### EXERCISE REQUIREMENTS
Repeat the material exactly from its first line to the line that includes "color=bgbot] (0,0) rectangle (950,857);". Skip pictures.

- - -

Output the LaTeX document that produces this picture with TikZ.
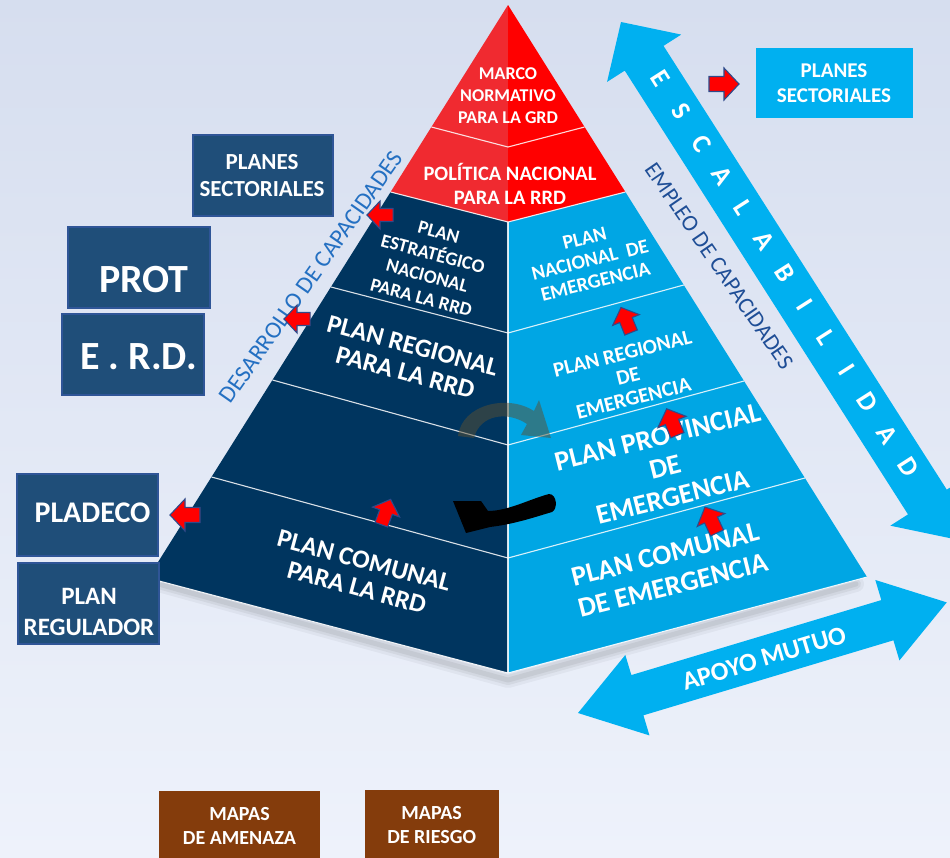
\documentclass[tikz,border=0pt]{standalone}
\usepackage{fontspec}
\setmainfont{Carlito}
\usetikzlibrary{calc}
\definecolor{bgtop}{HTML}{D6DEEF}
\definecolor{bgbot}{HTML}{EEF2FB}
\definecolor{navyface}{HTML}{00355F}
\definecolor{cyanface}{HTML}{00A6E4}
\definecolor{skyarrow}{HTML}{00B0F0}
\definecolor{redL}{HTML}{F02A30}
\definecolor{redR}{HTML}{FF0000}
\definecolor{boxnavy}{HTML}{1F4E79}
\definecolor{boxedge}{HTML}{2F5597}
\definecolor{mapbrown}{HTML}{843C0C}
\definecolor{desblue}{HTML}{2470C2}
\definecolor{empblue}{HTML}{1F4E96}
\definecolor{arredge}{HTML}{2F4A8A}
\definecolor{curvecol}{RGB}{90,80,50}
\newcommand{\setfs}[2]{\fontsize{#1}{#2}\selectfont}
\tikzset{
  ft/.style={text=white, align=center, inner sep=0pt},
  lbox/.style={fill=boxnavy, draw=boxedge, line width=1.5pt, inner sep=0pt},
  mbox/.style={fill=mapbrown, inner sep=0pt},
  sbox/.style={fill=skyarrow, inner sep=0pt},
  sepline/.style={draw=white, opacity=0.85, line width=1.1pt},
  redarr/.pic={\filldraw[fill=red, draw=arredge, line width=1.1pt, line join=miter]
     (-15,-7.5) -- (0,-7.5) -- (0,-16) -- (15,0) -- (0,16) -- (0,7.5) -- (-15,7.5) -- cycle;},
  esc/.style={text=white, inner sep=0pt, font=\bfseries\setfs{27}{27}},
}
\begin{document}
\begin{tikzpicture}[x=1pt,y=-1pt]
\useasboundingbox (0,0) rectangle (950,857);
\shade[top color=bgtop, bottom color=bgbot] (0,0) rectangle (950,857);

% shadow below the pyramid
\foreach \w/\o in {16/0.04,10/0.05,5/0.06}
  \draw[black, opacity=\o, line width=\w pt, line join=round, line cap=round] (162,585) -- (508,680) -- (856,584);

% pyramid geometry
\coordinate (A) at (508,5);
\coordinate (BL) at (148,578);
\coordinate (BR) at (867,577);
\coordinate (L1) at (431.4,127);
\coordinate (L2) at (390.6,192);
\coordinate (L3) at (330.9,287);
\coordinate (L4) at (272.5,380);
\coordinate (L5) at (211.6,477);
\coordinate (R1) at (584.6,127);
\coordinate (R2) at (625.4,192);
\coordinate (R3) at (683.7,285);
\coordinate (R4) at (744,381);
\coordinate (R5) at (804.9,478);
\coordinate (C1) at (508,147);
\coordinate (C2) at (508,222);
\coordinate (C3) at (508,333);
\coordinate (C4) at (508,445);
\coordinate (C5) at (508,558);
\coordinate (C6) at (508,673);

\fill[navyface] (L2) -- (C2) -- (C6) -- (BL) -- cycle;
\fill[cyanface] (C2) -- (R2) -- (BR) -- (C6) -- cycle;
\fill[redL] (A) -- (L2) -- (C2) -- cycle;
\fill[redR] (A) -- (C2) -- (R2) -- cycle;
\foreach \k in {1,...,5} \draw[sepline] (L\k) -- (C\k) -- (R\k);
\draw[sepline] (C2) -- (C6);
\draw[white, opacity=0.9, line width=1pt] (BL) -- (C6) -- (BR);

% pyramid texts
\node[ft, font=\bfseries\setfs{18}{22}] (marco) at (508,96) {MARCO\\NORMATIVO\\PARA LA GRD};
\node[ft, font=\bfseries\setfs{20.5}{24.5}] (pol) at (510,184) {POLÍTICA NACIONAL\\PARA LA RRD};
\node[ft, rotate=-15, font=\bfseries\setfs{19}{22.5}] (pen) at (430,265) {PLAN\\ESTRATÉGICO\\NACIONAL\\PARA LA RRD};
\node[ft, rotate=-15, font=\bfseries\setfs{26}{28}] (preg) at (409,359) {PLAN REGIONAL\\PARA LA RRD};
\node[ft, rotate=-15, font=\bfseries\setfs{26}{28}] (pcom) at (360.5,574) {PLAN COMUNAL\\PARA LA RRD};
\node[ft, rotate=14, font=\bfseries\setfs{20}{22.5}] (pne) at (590,260) {PLAN\\NACIONAL\ \ DE\\EMERGENCIA};
\node[ft, rotate=14, font=\bfseries\setfs{21}{23}] (pre) at (628,376) {PLAN REGIONAL\\DE\\EMERGENCIA};
\node[ft, rotate=14, font=\bfseries\setfs{28}{31}] (ppe) at (665,467) {PLAN PROVINCIAL\\DE\\EMERGENCIA};
\node[ft, rotate=14, font=\bfseries\setfs{28}{32}] (pce) at (669,570) {PLAN COMUNAL\\DE EMERGENCIA};

% side texts
\node[text=desblue, rotate=55, inner sep=0pt, font=\setfs{24}{24}] (des) at (311,277) {DESARROLLO DE CAPACIDADES};
\node[text=empblue, rotate=-55.5, inner sep=0pt, font=\setfs{23}{23}] (emp) at (719,266) {EMPLEO DE CAPACIDADES};

% curved arrows
\fill[curvecol, opacity=0.5] (458,436) .. controls (462,404) and (508,394) .. (534,411) -- (539,400) -- (551,438) -- (521,435) -- (527,424) .. controls (508,411) and (480,414) .. (474,438) -- cycle;
\fill[black] (549,494) .. controls (530,499) and (508,511) .. (488,511) -- (481,501) -- (453,501) -- (466,533) -- (490,527) .. controls (515,524) and (535,517) .. (552,512) .. controls (558,509) and (557,494) .. cycle;

% red block arrows
\pic[rotate=180, scale=0.87] at (380,215) {redarr};
\pic[rotate=180, scale=0.87] at (297,319) {redarr};
\pic[rotate=180] at (185,515) {redarr};
\pic[rotate=70, scale=0.9] at (386,512) {redarr};
\pic[rotate=112, scale=0.9] at (626,320) {redarr};
\pic[rotate=112, scale=0.95] at (672,422) {redarr};
\pic[rotate=115, scale=0.95] at (711,520) {redarr};
\pic at (724,84) {redarr};

% ESCALABILIDAD double arrow
\begin{scope}[shift={(621,22)}, rotate=-57.45]
  \fill[skyarrow] (0,0) -- (43,44) -- (43,23) -- (569.5,23) -- (569.5,44) -- (612.5,0)
     -- (569.5,-44) -- (569.5,-23) -- (43,-23) -- (43,-44) -- cycle;
\end{scope}
\begin{scope}[shift={(621,22)}, rotate=-57.45, transform shape]
  \foreach \l [count=\i] in {E,S,C,A,L,A,B,I,L,I,D,A,D}
    \node[esc] (esc\i) at ({69.3+(\i-1)*38.35},-3) {\l};
\end{scope}

% APOYO MUTUO double arrow
\begin{scope}[shift={(578,713)}, rotate=16.7]
  \fill[skyarrow] (0,0) -- (62,42) -- (62,21) -- (323,21) -- (323,42) -- (385,0)
     -- (323,-42) -- (323,-21) -- (62,-21) -- (62,-42) -- cycle;
\end{scope}
\begin{scope}[shift={(578,713)}, rotate=16.7, transform shape]
  \node[ft, font=\bfseries\setfs{26}{26}] (apoyo) at (194,1) {APOYO MUTUO};
\end{scope}

% left boxes
\node[lbox, minimum width=140pt, minimum height=81pt] (psbox) at (263,175.5) {};
\node[ft, font=\bfseries\setfs{23}{27}] (pstxt) at (262,176) {PLANES\\SECTORIALES};
\node[lbox, minimum width=142pt, minimum height=81pt] (protbox) at (139,267.5) {};
\node[ft, font=\bfseries\setfs{40}{40}] (prottxt) at (144,280) {PROT};
\node[lbox, minimum width=142pt, minimum height=81pt] (erdbox) at (133,354.5) {};
\node[ft, font=\bfseries\setfs{40}{40}] (erdtxt) at (138.5,357) {E . R.D.};
\node[lbox, minimum width=141pt, minimum height=82pt] (pladbox) at (87.5,515) {};
\node[ft, font=\bfseries\setfs{30}{30}] (pladtxt) at (92.5,512.5) {PLADECO};
\node[lbox, minimum width=141pt, minimum height=81pt] (pregbox) at (88.5,603.5) {};
\node[ft, font=\bfseries\setfs{25}{31}] (pregtxt) at (89,611.5) {PLAN\\REGULADOR};

% right box
\node[sbox, minimum width=157pt, minimum height=70pt] (psrbox) at (834.5,83) {};
\node[ft, font=\bfseries\setfs{21}{25}] (psrtxt) at (834,83.5) {PLANES\\SECTORIALES};

% brown boxes
\node[mbox, minimum width=161pt, minimum height=70pt] (mabox) at (239.5,826) {};
\node[ft, font=\bfseries\setfs{20}{24}] (matxt) at (239.5,826.3) {MAPAS\\DE AMENAZA};
\node[mbox, minimum width=134pt, minimum height=70pt] (mrbox) at (432,825) {};
\node[ft, font=\bfseries\setfs{20}{24}] (mrtxt) at (431.7,825) {MAPAS\\DE RIESGO};
\end{tikzpicture}
\end{document}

- - -

### COMPLETE OUTPUT
Output the LaTeX document that produces this picture with TikZ.
\documentclass[tikz,border=0pt]{standalone}
\usepackage{fontspec}
\setmainfont{Carlito}
\usetikzlibrary{calc}
\definecolor{bgtop}{HTML}{D6DEEF}
\definecolor{bgbot}{HTML}{EEF2FB}
\definecolor{navyface}{HTML}{00355F}
\definecolor{cyanface}{HTML}{00A6E4}
\definecolor{skyarrow}{HTML}{00B0F0}
\definecolor{redL}{HTML}{F02A30}
\definecolor{redR}{HTML}{FF0000}
\definecolor{boxnavy}{HTML}{1F4E79}
\definecolor{boxedge}{HTML}{2F5597}
\definecolor{mapbrown}{HTML}{843C0C}
\definecolor{desblue}{HTML}{2470C2}
\definecolor{empblue}{HTML}{1F4E96}
\definecolor{arredge}{HTML}{2F4A8A}
\definecolor{curvecol}{RGB}{90,80,50}
\newcommand{\setfs}[2]{\fontsize{#1}{#2}\selectfont}
\tikzset{
  ft/.style={text=white, align=center, inner sep=0pt},
  lbox/.style={fill=boxnavy, draw=boxedge, line width=1.5pt, inner sep=0pt},
  mbox/.style={fill=mapbrown, inner sep=0pt},
  sbox/.style={fill=skyarrow, inner sep=0pt},
  sepline/.style={draw=white, opacity=0.85, line width=1.1pt},
  redarr/.pic={\filldraw[fill=red, draw=arredge, line width=1.1pt, line join=miter]
     (-15,-7.5) -- (0,-7.5) -- (0,-16) -- (15,0) -- (0,16) -- (0,7.5) -- (-15,7.5) -- cycle;},
  esc/.style={text=white, inner sep=0pt, font=\bfseries\setfs{27}{27}},
}
\begin{document}
\begin{tikzpicture}[x=1pt,y=-1pt]
\useasboundingbox (0,0) rectangle (950,857);
\shade[top color=bgtop, bottom color=bgbot] (0,0) rectangle (950,857);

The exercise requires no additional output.